## Do this
Restate all the material verbatim, except for the pictures.

━━ Source material

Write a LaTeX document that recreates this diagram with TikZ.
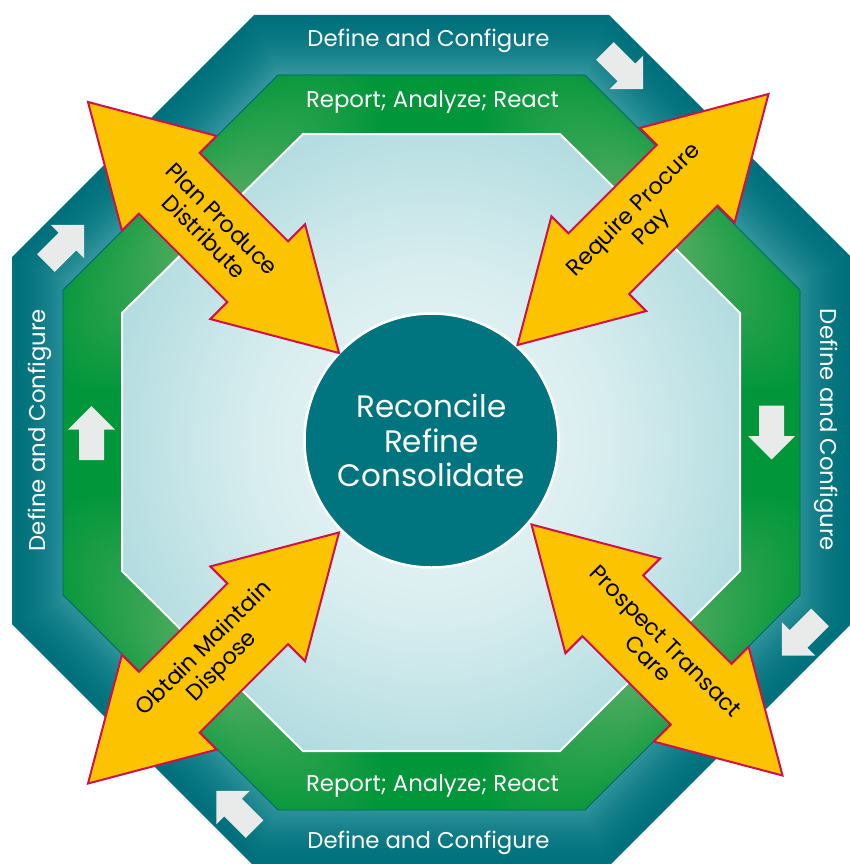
\documentclass[tikz,border=0pt]{standalone}
\usepackage{fontspec}
\setmainfont{Poppins}
\definecolor{tealD}{HTML}{00717C}
\definecolor{tealL}{HTML}{3E9EA5}
\definecolor{tealEdge}{HTML}{006570}
\definecolor{greenD}{HTML}{009639}
\definecolor{greenL}{HTML}{5CAF65}
\definecolor{cyanE}{HTML}{9CD2D7}
\definecolor{cyanM}{HTML}{D8EDEF}
\definecolor{cyanC}{HTML}{EEF7F8}
\definecolor{hubc}{HTML}{00747F}
\definecolor{gold}{HTML}{FCC300}
\definecolor{crimson}{HTML}{D0104C}
\definecolor{chipgray}{HTML}{E9EBEB}
\pgfdeclareradialshading{cyanshade}{\pgfpointorigin}{color(0bp)=(cyanC); color(13bp)=(cyanM); color(31.2bp)=(cyanE); color(50bp)=(cyanE)}
\tikzset{
  bandtext/.style={text=white, font=\fontsize{22.8}{26}\selectfont, inner sep=0pt, anchor=base},
  armtext/.style={text=black, align=center, font=\fontsize{22.5}{25}\selectfont, inner sep=0pt},
  hub/.style={circle, fill=hubc, draw=white, line width=2.5pt, minimum size=254pt, inner sep=0pt, text=white, align=center, font=\fontsize{31}{34.5}\selectfont},
  bigarrow/.style={fill=gold, draw=crimson, line width=2pt, line join=miter},
  flowchip/.style={fill=chipgray},
}
\newcommand{\DoubleArm}[3]{%
  \begin{scope}[shift={(#1,#2)}, rotate=#3]
    \path[bigarrow] (-177.5,0) -- (-62.5,67) -- (-62.5,43) -- (62.5,43) -- (62.5,67) -- (177.5,0) -- (62.5,-67) -- (62.5,-43) -- (-62.5,-43) -- (-62.5,-67) -- cycle;
  \end{scope}}
\newcommand{\FlowChip}[3]{%
  \begin{scope}[shift={(#1,#2)}, rotate=#3]
    \path[flowchip] (-27,-12.5) -- (3.5,-12.5) -- (3.5,-23.5) -- (27,0) -- (3.5,23.5) -- (3.5,12.5) -- (-27,12.5) -- cycle;
  \end{scope}}
\begin{document}
\begin{tikzpicture}[x=1pt, y=-1pt]
\useasboundingbox (0,0) rectangle (850,864);
\clip (0,0) rectangle (850,864);
% outer teal band: stepped blend from dark rim to lighter inner edge
\foreach \k in {0,...,24} {
  \pgfmathsetmacro{\s}{1-0.0064*\k}
  \pgfmathsetmacro{\p}{100*(\k/24)^1.7}
  \fill[tealL!\p!tealD, scale around={\s:(431,441)}] (254,15) -- (609,15) -- (851,257) -- (851,624) -- (609,866) -- (254,866) -- (12,624) -- (12,257) -- cycle;
}
% green band
\begin{scope}
  \clip (278,75) -- (585,75) -- (800,290) -- (800,595) -- (585,810) -- (278,810) -- (63,595) -- (63,290) -- cycle;
  \fill[greenD] (0,0) rectangle (850,864);
  \foreach \cx/\cy/\ang in {212.5/223.5/45, 650/223.5/-45, 212.5/661/-45, 650/661/45} {
    \begin{scope}[transform canvas={shift={(\cx,\cy)}, rotate=\ang}]
      \shade[inner color=greenL, outer color=greenD] (0,0) ellipse [x radius=220pt, y radius=100pt];
    \end{scope}
  }
\end{scope}
\draw[tealEdge, line width=0.8pt] (278,75) -- (585,75) -- (800,290) -- (800,595) -- (585,810) -- (278,810) -- (63,595) -- (63,290) -- cycle;
% inner light octagon
\begin{scope}
  \clip (303,134) -- (560,134) -- (740,313) -- (740,571) -- (560,751) -- (303,751) -- (122,571) -- (122,313) -- cycle;
  \shade[shading=cyanshade] (91,102.5) rectangle (771,782.5);
\end{scope}
\draw[white, line width=2pt] (303,134) -- (560,134) -- (740,313) -- (740,571) -- (560,751) -- (303,751) -- (122,571) -- (122,313) -- cycle;
% hub
\node[hub] (core) at (431.5,440.5) {Reconcile\\Refine\\Consolidate};
% double arrows
\DoubleArm{213.5}{227.5}{-45}
\DoubleArm{643}{219.5}{45}
\DoubleArm{213.5}{658}{45}
\DoubleArm{657}{650}{-45}
\node[armtext, rotate=-45] (plan) at (213.5,227.5) {Plan Produce\\Distribute};
\node[armtext, rotate=45] (require) at (643,219.5) {Require Procure\\Pay};
\node[armtext, rotate=45] (obtain) at (213.5,658) {Obtain Maintain\\Dispose};
\node[armtext, rotate=-45] (prospect) at (657,650) {Prospect Transact\\Care};
% flow chips
\FlowChip{624}{70}{-45}
\FlowChip{771.5}{432.5}{-90}
\FlowChip{801}{636.5}{-135}
\FlowChip{235.5}{810}{135}
\FlowChip{91.5}{433}{90}
\FlowChip{65}{244}{45}
% band texts
\node[bandtext] (dctop) at (428.5,47) {Define and Configure};
\node[bandtext] (ratop) at (432.5,108) {Report; Analyze; React};
\node[bandtext] (rabot) at (432.5,791) {Report; Analyze; React};
\node[bandtext] (dcbot) at (428.5,848) {Define and Configure};
\node[bandtext, rotate=90] (dcleft) at (45,430) {Define and Configure};
\node[bandtext, rotate=-90] (dcright) at (820,430) {Define and Configure};
\end{tikzpicture}
\end{document}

━━━━

## Written answer
Write a LaTeX document that recreates this diagram with TikZ.
\documentclass[tikz,border=0pt]{standalone}
\usepackage{fontspec}
\setmainfont{Poppins}
\definecolor{tealD}{HTML}{00717C}
\definecolor{tealL}{HTML}{3E9EA5}
\definecolor{tealEdge}{HTML}{006570}
\definecolor{greenD}{HTML}{009639}
\definecolor{greenL}{HTML}{5CAF65}
\definecolor{cyanE}{HTML}{9CD2D7}
\definecolor{cyanM}{HTML}{D8EDEF}
\definecolor{cyanC}{HTML}{EEF7F8}
\definecolor{hubc}{HTML}{00747F}
\definecolor{gold}{HTML}{FCC300}
\definecolor{crimson}{HTML}{D0104C}
\definecolor{chipgray}{HTML}{E9EBEB}
\pgfdeclareradialshading{cyanshade}{\pgfpointorigin}{color(0bp)=(cyanC); color(13bp)=(cyanM); color(31.2bp)=(cyanE); color(50bp)=(cyanE)}
\tikzset{
  bandtext/.style={text=white, font=\fontsize{22.8}{26}\selectfont, inner sep=0pt, anchor=base},
  armtext/.style={text=black, align=center, font=\fontsize{22.5}{25}\selectfont, inner sep=0pt},
  hub/.style={circle, fill=hubc, draw=white, line width=2.5pt, minimum size=254pt, inner sep=0pt, text=white, align=center, font=\fontsize{31}{34.5}\selectfont},
  bigarrow/.style={fill=gold, draw=crimson, line width=2pt, line join=miter},
  flowchip/.style={fill=chipgray},
}
\newcommand{\DoubleArm}[3]{%
  \begin{scope}[shift={(#1,#2)}, rotate=#3]
    \path[bigarrow] (-177.5,0) -- (-62.5,67) -- (-62.5,43) -- (62.5,43) -- (62.5,67) -- (177.5,0) -- (62.5,-67) -- (62.5,-43) -- (-62.5,-43) -- (-62.5,-67) -- cycle;
  \end{scope}}
\newcommand{\FlowChip}[3]{%
  \begin{scope}[shift={(#1,#2)}, rotate=#3]
    \path[flowchip] (-27,-12.5) -- (3.5,-12.5) -- (3.5,-23.5) -- (27,0) -- (3.5,23.5) -- (3.5,12.5) -- (-27,12.5) -- cycle;
  \end{scope}}
\begin{document}
\begin{tikzpicture}[x=1pt, y=-1pt]
\useasboundingbox (0,0) rectangle (850,864);
\clip (0,0) rectangle (850,864);
% outer teal band: stepped blend from dark rim to lighter inner edge
\foreach \k in {0,...,24} {
  \pgfmathsetmacro{\s}{1-0.0064*\k}
  \pgfmathsetmacro{\p}{100*(\k/24)^1.7}
  \fill[tealL!\p!tealD, scale around={\s:(431,441)}] (254,15) -- (609,15) -- (851,257) -- (851,624) -- (609,866) -- (254,866) -- (12,624) -- (12,257) -- cycle;
}
% green band
\begin{scope}
  \clip (278,75) -- (585,75) -- (800,290) -- (800,595) -- (585,810) -- (278,810) -- (63,595) -- (63,290) -- cycle;
  \fill[greenD] (0,0) rectangle (850,864);
  \foreach \cx/\cy/\ang in {212.5/223.5/45, 650/223.5/-45, 212.5/661/-45, 650/661/45} {
    \begin{scope}[transform canvas={shift={(\cx,\cy)}, rotate=\ang}]
      \shade[inner color=greenL, outer color=greenD] (0,0) ellipse [x radius=220pt, y radius=100pt];
    \end{scope}
  }
\end{scope}
\draw[tealEdge, line width=0.8pt] (278,75) -- (585,75) -- (800,290) -- (800,595) -- (585,810) -- (278,810) -- (63,595) -- (63,290) -- cycle;
% inner light octagon
\begin{scope}
  \clip (303,134) -- (560,134) -- (740,313) -- (740,571) -- (560,751) -- (303,751) -- (122,571) -- (122,313) -- cycle;
  \shade[shading=cyanshade] (91,102.5) rectangle (771,782.5);
\end{scope}
\draw[white, line width=2pt] (303,134) -- (560,134) -- (740,313) -- (740,571) -- (560,751) -- (303,751) -- (122,571) -- (122,313) -- cycle;
% hub
\node[hub] (core) at (431.5,440.5) {Reconcile\\Refine\\Consolidate};
% double arrows
\DoubleArm{213.5}{227.5}{-45}
\DoubleArm{643}{219.5}{45}
\DoubleArm{213.5}{658}{45}
\DoubleArm{657}{650}{-45}
\node[armtext, rotate=-45] (plan) at (213.5,227.5) {Plan Produce\\Distribute};
\node[armtext, rotate=45] (require) at (643,219.5) {Require Procure\\Pay};
\node[armtext, rotate=45] (obtain) at (213.5,658) {Obtain Maintain\\Dispose};
\node[armtext, rotate=-45] (prospect) at (657,650) {Prospect Transact\\Care};
% flow chips
\FlowChip{624}{70}{-45}
\FlowChip{771.5}{432.5}{-90}
\FlowChip{801}{636.5}{-135}
\FlowChip{235.5}{810}{135}
\FlowChip{91.5}{433}{90}
\FlowChip{65}{244}{45}
% band texts
\node[bandtext] (dctop) at (428.5,47) {Define and Configure};
\node[bandtext] (ratop) at (432.5,108) {Report; Analyze; React};
\node[bandtext] (rabot) at (432.5,791) {Report; Analyze; React};
\node[bandtext] (dcbot) at (428.5,848) {Define and Configure};
\node[bandtext, rotate=90] (dcleft) at (45,430) {Define and Configure};
\node[bandtext, rotate=-90] (dcright) at (820,430) {Define and Configure};
\end{tikzpicture}
\end{document}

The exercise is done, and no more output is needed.